On-chain analytics
The technical discipline of extracting actionable intelligence from public blockchain transaction data. The structural primitive underlying compliance-vendor products like KYT and investigation tools like Reactor; methodologically rooted in clustering heuristics + machine-learning techniques applied at scale.
What it means
Public blockchains produce transaction data in massive volumes — every block contains dozens or thousands of transactions, each linking sender / receiver addresses with values and timestamps. On-chain analytics is the engineering and methodological discipline of turning this raw transaction firehose into entity-level intelligence: which addresses are controlled by the same entity, which entities are sanctioned / illicit / known custodians / known exchanges, what fund-flows imply about activity patterns.
The institutional-grade compliance and investigation use cases (KYT, sanctions screening, Reactor-style fund-tracing, market intelligence) all sit on top of an on-chain analytics layer. The vendor's ability to produce defensible answers depends on the methodology of this layer: how addresses are clustered, how entity classifications are made, how cross-chain bridges are handled, how data is verified at scale.
How it shows up in sources
- Chainalysis public homepage (fetched April 2026) — Chainalysis articulates its on-chain analytics methodology as a structural moat: "Using sophisticated machine learning techniques coupled with proprietary architecture, we are built to handle hundreds of clustering heuristics, ingest data at scale, and verify data accuracy with the lowest tolerance for error in the industry." Plus the multi-chain capability claim: "Chainalysis simplifies the complex and makes it effortless to trace the flow of funds through bridges, mixers, DEX swaps, and more."
Mechanism / how it works
Three structural components (synthesized from the Chainalysis source; specific methodology not publicly detailed):
Address clustering — heuristics that group multiple addresses into a single entity. Common heuristics include common-input-ownership (multi-input transactions imply common control), behavioral-pattern matching, off-chain identifiers correlated with on-chain behavior. The number of heuristics matters because each one captures a different kind of signal.
Entity classification — labeling clustered entities as exchanges, mixers, sanctioned addresses, ransomware infrastructure, retail wallets, institutional custodians, etc. Classification is partly inferred from on-chain behavior and partly from off-chain intelligence (court records, public OFAC lists, vendor research).
Cross-chain tracing — following fund-flows across bridges (Ethereum ↔ other L1s/L2s), mixers (Tornado Cash and similar), DEX swaps (Uniswap-style automated market makers), and other DeFi protocols. The fund-flow graph traverses protocol boundaries, not just blockchain boundaries.

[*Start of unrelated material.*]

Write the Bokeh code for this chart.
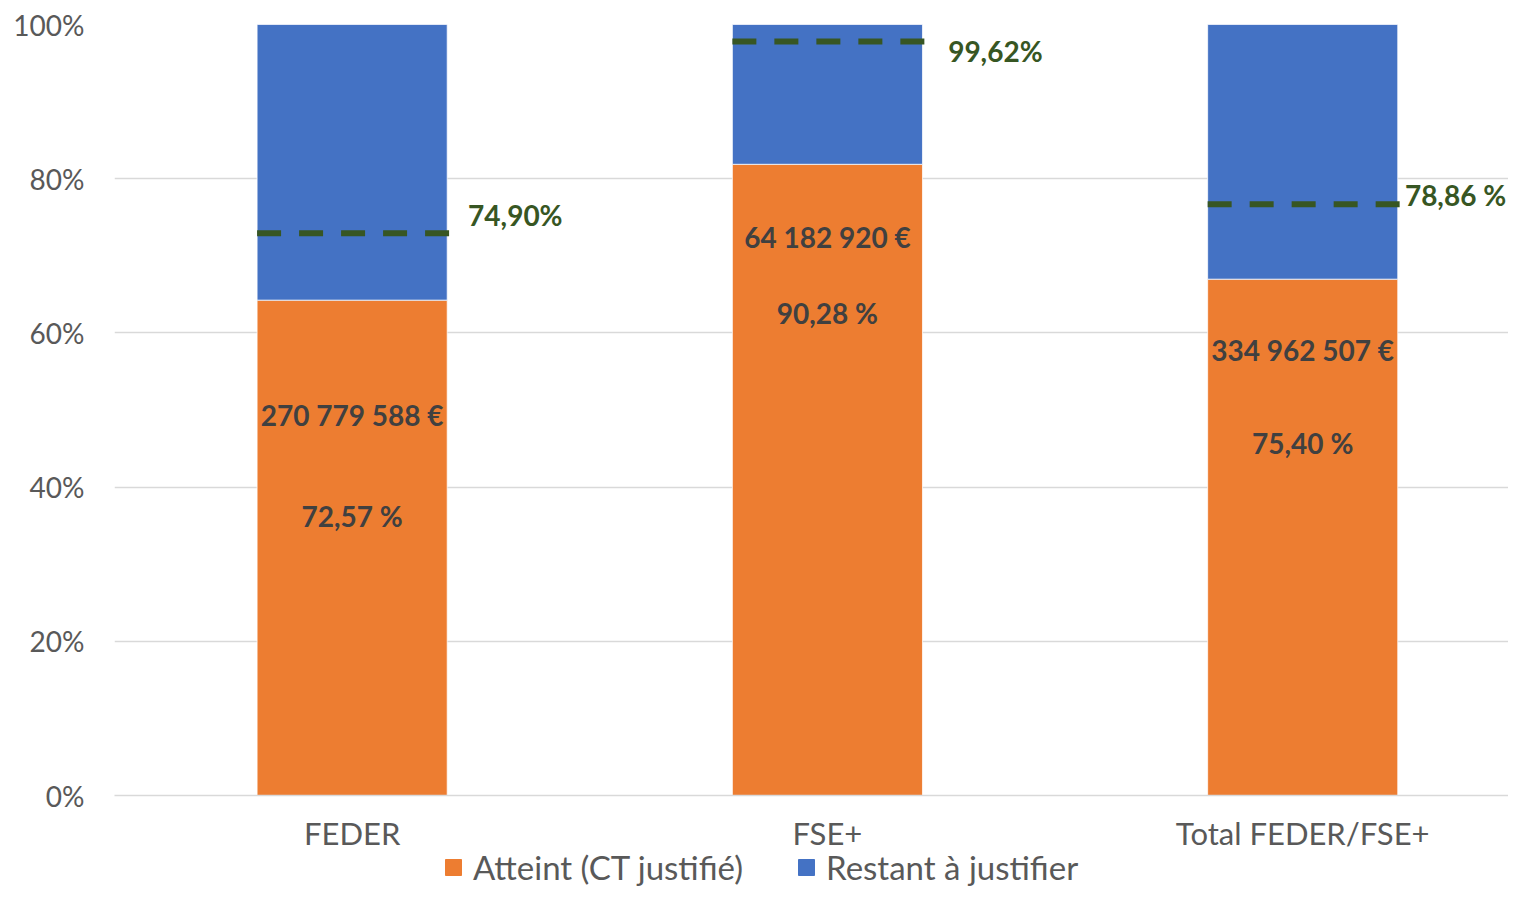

Critical institutional-buyer quality dimensions:
- Accuracy — false-positive rates (legitimate transactions flagged as illicit) and false-negative rates (illicit transactions missed). Chainalysis's positioning: "the lowest tolerance for error in the industry."
- Court admissibility — whether the analytics output is robust enough to support enforcement actions. Chainalysis: "Chainalysis data is court admissible and has uniquely helped customers take ground-breaking actions in court."
- Coverage — which blockchains, which protocols, which DeFi primitives are supported.
- Scale — the ability to ingest and process the full transaction firehose in real-time.
Related concepts
- KYT (Know Your Transaction) — the compliance product category built on top of on-chain analytics.
- Counterparty-graph research — on-chain analytics applied to fund-flow tracing IS counterparty-graph research at the protocol layer; the wiki's higher-level concept (vendor-to-vendor graph traversal in research) is the institutional-buyer-domain analogue.
- Citation discipline — court-admissibility positioning for analytics output is citation-discipline at the technical-product layer.
- BitLicense — NYDFS 2022-04-28 "Guidance on Use of Blockchain Analytics" (referenced from NYDFS — Virtual Currency Businesses (BitLicense + Limited Purpose Trust Charter)) is the regulator-side anchor; on-chain analytics products are the operational implementation.
Related vendors / sectors
- Regulatory and compliance — sector that consumes on-chain analytics most heavily.
- Chainalysis — wiki's canonical on-chain-analytics vendor.
Open questions
- Methodology transparency. "Hundreds of clustering heuristics" is structural but not publicly detailed. Independent technical evaluation of clustering accuracy is difficult without methodology disclosure. Whether vendors like Chainalysis publish enough methodology to support independent peer review is an open question for institutional buyers in highly-regulated jurisdictions.
- Privacy-protocol coverage. Mixers, privacy coins, zero-knowledge protocols all complicate on-chain analytics. Chainalysis's homepage claims tracing through "mixers" specifically; the underlying technical limits are not publicly detailed.
- Cross-chain coverage breadth. Bridges, DEX swaps, and CEX deposits are named on the homepage; the actual list of supported chains and protocols is not enumerated.
- Comparison across vendors. Chainalysis is the wiki's canonical example; TRM Labs, Elliptic, and others claim similar capabilities but use different methodologies. Substantive comparison would require source-side ingest from multiple vendors.